Without a doubt,
throughout the entirety of my life, I have never felt as stressed as I do now.
I don’t think I knew what stress was until this past month and these past days came along.
Planning a wedding while being in school has been the most stressful learning experience I have ever faced in my entire life.
Yet I will say,
never once, throughout this process, have I ever wished I wasn’t getting married at this time,
and I will also say,
that hundreds of times, throughout this process, have I wished I wasn’t in school.

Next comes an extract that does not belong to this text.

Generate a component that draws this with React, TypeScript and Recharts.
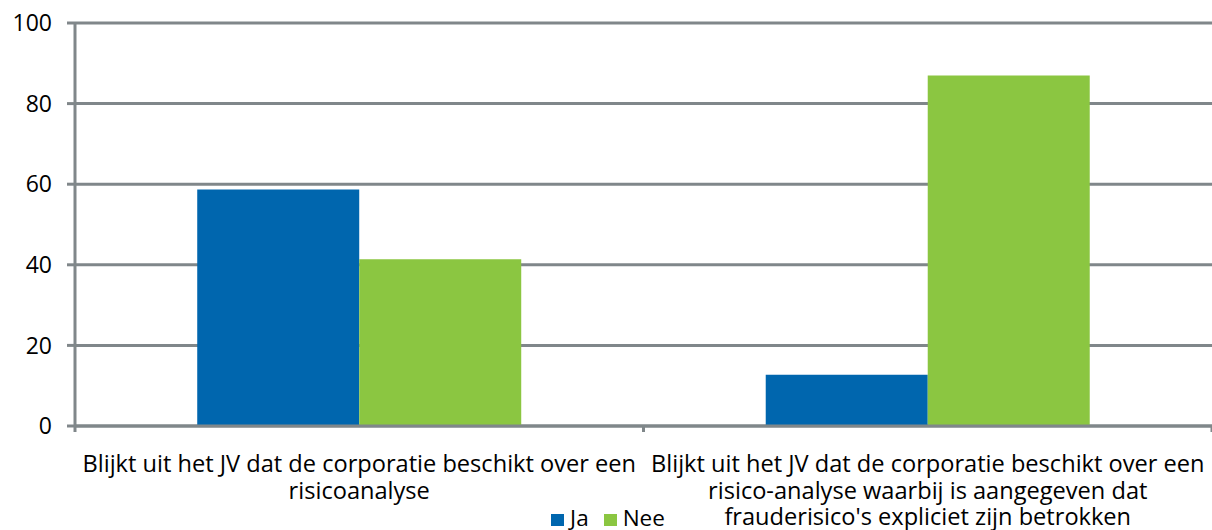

Right now school is the scourge of my existence,
and yes, I do know that it is a privilege to be able to be educated,
that a bachelors degree is vital to getting good jobs,
and that I should never take this opportunity for granted,
but to be honest,
I am struggling with the desire to finish this semester well.
It’s hard to write papers,
when you just don’t care,
it’s hard to sit through classes,
when scholarly words don’t mean anything to you anymore,
it’s hard to want to finish well,
when I know after my four years of college I will have a degree in something that has nothing to do with what I hope to pursue.
I will have a bachelors degree.
That is all I am going to school for, just to get a bachelors degree.
Not for the content of the degree, just the degree, just to have one for future job opportunities.
And sometimes, that reason alone, just isn’t enough to keep me caring.
Despite my school woes and worries however,
this past weekend I had my bridal shower, given by my mother and some lovely friends and it was so brilliant!!
It was a beautiful highlight to my weekend and something I will always remember!
Since my best friend Ryan will be marrying my brother a mere 5 days after Justin and I’s wedding,
we combined our showers into one and it turned out to be a grand success!!
I couldn’t be more thankful for the women in my life who have cared so well for me, encouraged me and helped me throughout my life, specifically in this crazy wedding planning time!!
I am blessed.
That’s me these days.
and just trying to get to the light at the end of the tunnel.
I’m not so sure how these last 2 weeks of school are going to go,
I just hope that they go quickly,
and finally leave me alone to focus my attention on marrying the man who has helped me more than I will ever deserve, and has constantly been there for me throughout these past moody and overwhelmed days, weeks, months.
I love him more than any words do justice to describe.